Brenden is a 9 month old who lives with his Mom, Sabrina, and Dad, Brian.  Brendon was diagnosed with Fetal Depakote Syndrome and demonstrates delays in all areas of development.  Dad was severely injured in October 2009.  He is permanently paralyzed and is also blind from complications.  Mom has a seizure disorder and has been staying home to take care of Brenden. 


This year we MORE THAN FILLED THE TRUCK!  The Macomb Infant Preschool Program (MIPP) sent a commercial sized truck as well as a van to pick up all of the items for the six families we adopted.  We spent a total of over 70 people hours wrapping 386 gifts for our six families.  The total estimated retail value of the gifts was over $20,400.  We raised and spent over $7,500.  The food and coats were not in these photos as they had already been delivered in October.

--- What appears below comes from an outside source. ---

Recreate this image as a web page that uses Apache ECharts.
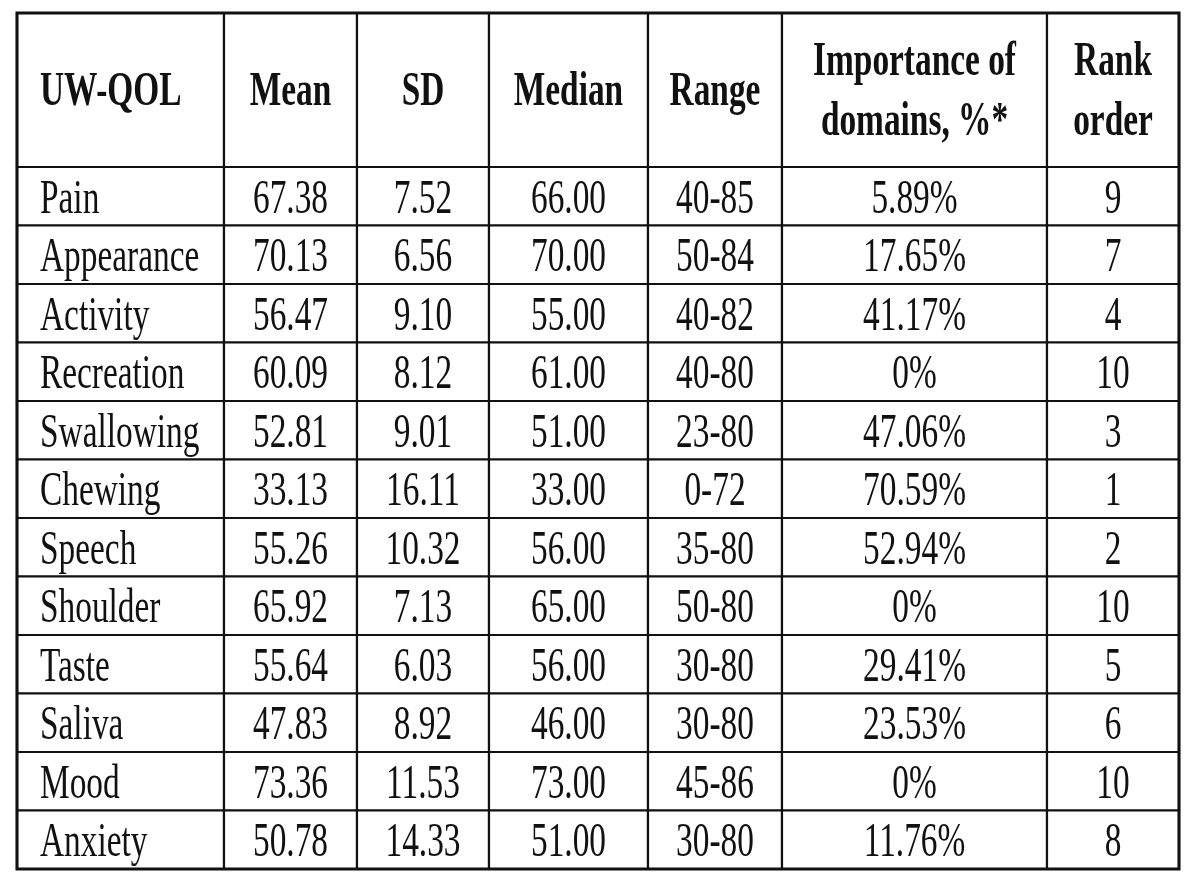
<!DOCTYPE html>
<html>
<head>
<meta charset="utf-8">
<script src="https://cdn.jsdelivr.net/npm/echarts@6/dist/echarts.min.js"></script>
<style>
html,body{margin:0;padding:0;background:#fff;}
#main{width:1200px;height:878px;}
</style>
</head>
<body>
<div id="main"></div>
<script>
// ---- data ----
var headers = ['UW-QOL', 'Mean', 'SD', 'Median', 'Range', 'Importance of\ndomains, %*', 'Rank\norder'];
var domains = ['Pain', 'Appearance', 'Activity', 'Recreation', 'Swallowing', 'Chewing', 'Speech', 'Shoulder', 'Taste', 'Saliva', 'Mood', 'Anxiety'];
var meanValues = [67.38, 70.13, 56.47, 60.09, 52.81, 33.13, 55.26, 65.92, 55.64, 47.83, 73.36, 50.78];
var sdValues = [7.52, 6.56, 9.10, 8.12, 9.01, 16.11, 10.32, 7.13, 6.03, 8.92, 11.53, 14.33];
var medianValues = [66.00, 70.00, 55.00, 61.00, 51.00, 33.00, 56.00, 65.00, 56.00, 46.00, 73.00, 51.00];
var rangeValues = ['40-85', '50-84', '40-82', '40-80', '23-80', '0-72', '35-80', '50-80', '30-80', '30-80', '45-86', '30-80'];
var importanceValues = [5.89, 17.65, 41.17, 0, 47.06, 70.59, 52.94, 0, 29.41, 23.53, 0, 11.76];
var rankValues = [9, 7, 4, 10, 3, 1, 2, 10, 5, 6, 10, 8];

// ---- layout (relative column widths / header row height in row units) ----
var colWeights = [207, 133, 132, 159, 134, 265, 132];
var headerRows = 154 / 58.5;

var colEdges = [0];
colWeights.forEach(function (w, i) { colEdges.push(colEdges[i] + w); });
var totalW = colEdges[colEdges.length - 1];
var totalH = headerRows + domains.length;

function fmtPct(v) { return v === 0 ? '0%' : v.toFixed(2) + '%'; }

var cells = [];
headers.forEach(function (h, c) { cells.push({ col: c, row: -1, text: h, header: true }); });
domains.forEach(function (d, r) {
  var rowTexts = [d, meanValues[r].toFixed(2), sdValues[r].toFixed(2), medianValues[r].toFixed(2),
    rangeValues[r], fmtPct(importanceValues[r]), String(rankValues[r])];
  rowTexts.forEach(function (t, c) { cells.push({ col: c, row: r, text: t, header: false }); });
});

function rowTop(r) { return r < 0 ? 0 : headerRows + r; }
function rowBottom(r) { return r < 0 ? headerRows : headerRows + r + 1; }

var FONT = '"Liberation Serif", "Times New Roman", serif';
var SX = 0.695;

var chart = echarts.init(document.getElementById('main'), null, { renderer: 'canvas' });
chart.setOption({
  backgroundColor: '#ffffff',
  animation: false,
  grid: { left: 17, top: 13, width: 1162, height: 856 },
  xAxis: { type: 'value', min: 0, max: totalW, show: false },
  yAxis: { type: 'value', min: 0, max: totalH, inverse: true, show: false },
  series: [{
    type: 'custom',
    coordinateSystem: 'cartesian2d',
    data: cells.map(function (c) { return [c.col, c.row]; }),
    renderItem: function (params, api) {
      var cell = cells[params.dataIndex];
      var c = api.value(0), r = api.value(1);
      var p0 = api.coord([colEdges[c], rowTop(r)]);
      var p1 = api.coord([colEdges[c + 1], rowBottom(r)]);
      var left = p0[0], top = p0[1], w = p1[0] - p0[0], h = p1[1] - p0[1];
      var isFirst = c === 0;
      var tx = isFirst ? left + 23 : left + w / 2;
      var ty = top + h / 2 + (cell.header ? 3 : 4);
      return {
        type: 'group',
        children: [
          {
            type: 'rect',
            shape: { x: left, y: top, width: w, height: h },
            style: { fill: '#ffffff', stroke: '#111111', lineWidth: 2.2 }
          },
          {
            type: 'text',
            x: tx, y: ty,
            scaleX: SX, scaleY: 1,
            style: {
              x: 0, y: 0,
              text: cell.text,
              fill: '#111111',
              font: (cell.header ? 'bold ' : '') + '48px ' + FONT,
              align: isFirst ? 'left' : 'center',
              verticalAlign: 'middle',
              lineHeight: 60
            }
          }
        ]
      };
    }
  }, {
    type: 'custom',
    coordinateSystem: 'cartesian2d',
    data: [[0, 0]],
    z: 5,
    renderItem: function (params, api) {
      var p0 = api.coord([0, 0]);
      var p1 = api.coord([totalW, totalH]);
      return {
        type: 'rect',
        shape: { x: p0[0], y: p0[1], width: p1[0] - p0[0], height: p1[1] - p0[1] },
        style: { fill: 'none', stroke: '#111111', lineWidth: 3 }
      };
    }
  }]
});
</script>
</body>
</html>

Kohl’s “A Team” which is a part of their “Kohl’s Cares for Kids” program came and wrapped presents for Jamie’s Smiles.  They spent many hours helping us wrap gifts, not to mention all the time that they helped us in making our purchases, the discount that they gave us on everything and contribution that they have requested from their corporate giving program!  MANY THANKS Kohl’s on 26 Mile in Shelby Township!!!  As always, your support and generosity are GREATLY APPRECIATED!

Your generosity made it possible for us to supply the following items to our families:


·  Coats and a pair of snow pants for each child

·  2 sets of hats, mittens/gloves for each child

·  Two pair of pajamas for each child

·  At least four winter clothing outfits for each child

·  Several sets of socks

·  A pair of shoes & a pair of winter boots each

·  An arched play mat

·  A swing

·  An exersaucer

·  2 push behind/ride on toys

·  2 sets of crib sheets per baby

·  One set of bed sheets for all older children/adults

·  At least three learning toys per child

·  At least 3 books for every child

·  A devotion book for each child

·  Several small stocking stuffer items for each child

·  Cases of diapers & wipes where needed


·  A winter coat each where needed

·  Hats, scarves and gloves for each parent

·  A pair of pajamas for each parent

·  Three winter clothing outfits each

·  A pair of shoes each

·  A pair of boots each

·  Socks

·  Sheets for all families

·  Comforters for two families

·  Blankets for all people in families

·  2 toothbrushes and floss for everyone in families

·  Personal care products such shampoo and soap

·  Several small stocking stuffer items each

·  Approximately $300 in food gift cards

* Please note that this list is NOT comprehensive

We also had a number of donated items that were miscellaneous sizes or were duplicates for our families.  We gave these items to MIPP to distribute to other needy families in the program.  MIPP had to use a commercial size truck and an additional van to pick up our donations and take them back to their facility to distribute to the families.


To every individual and organization involved this year…From Jamie’s Smiles and 28 people in our Adopted Families!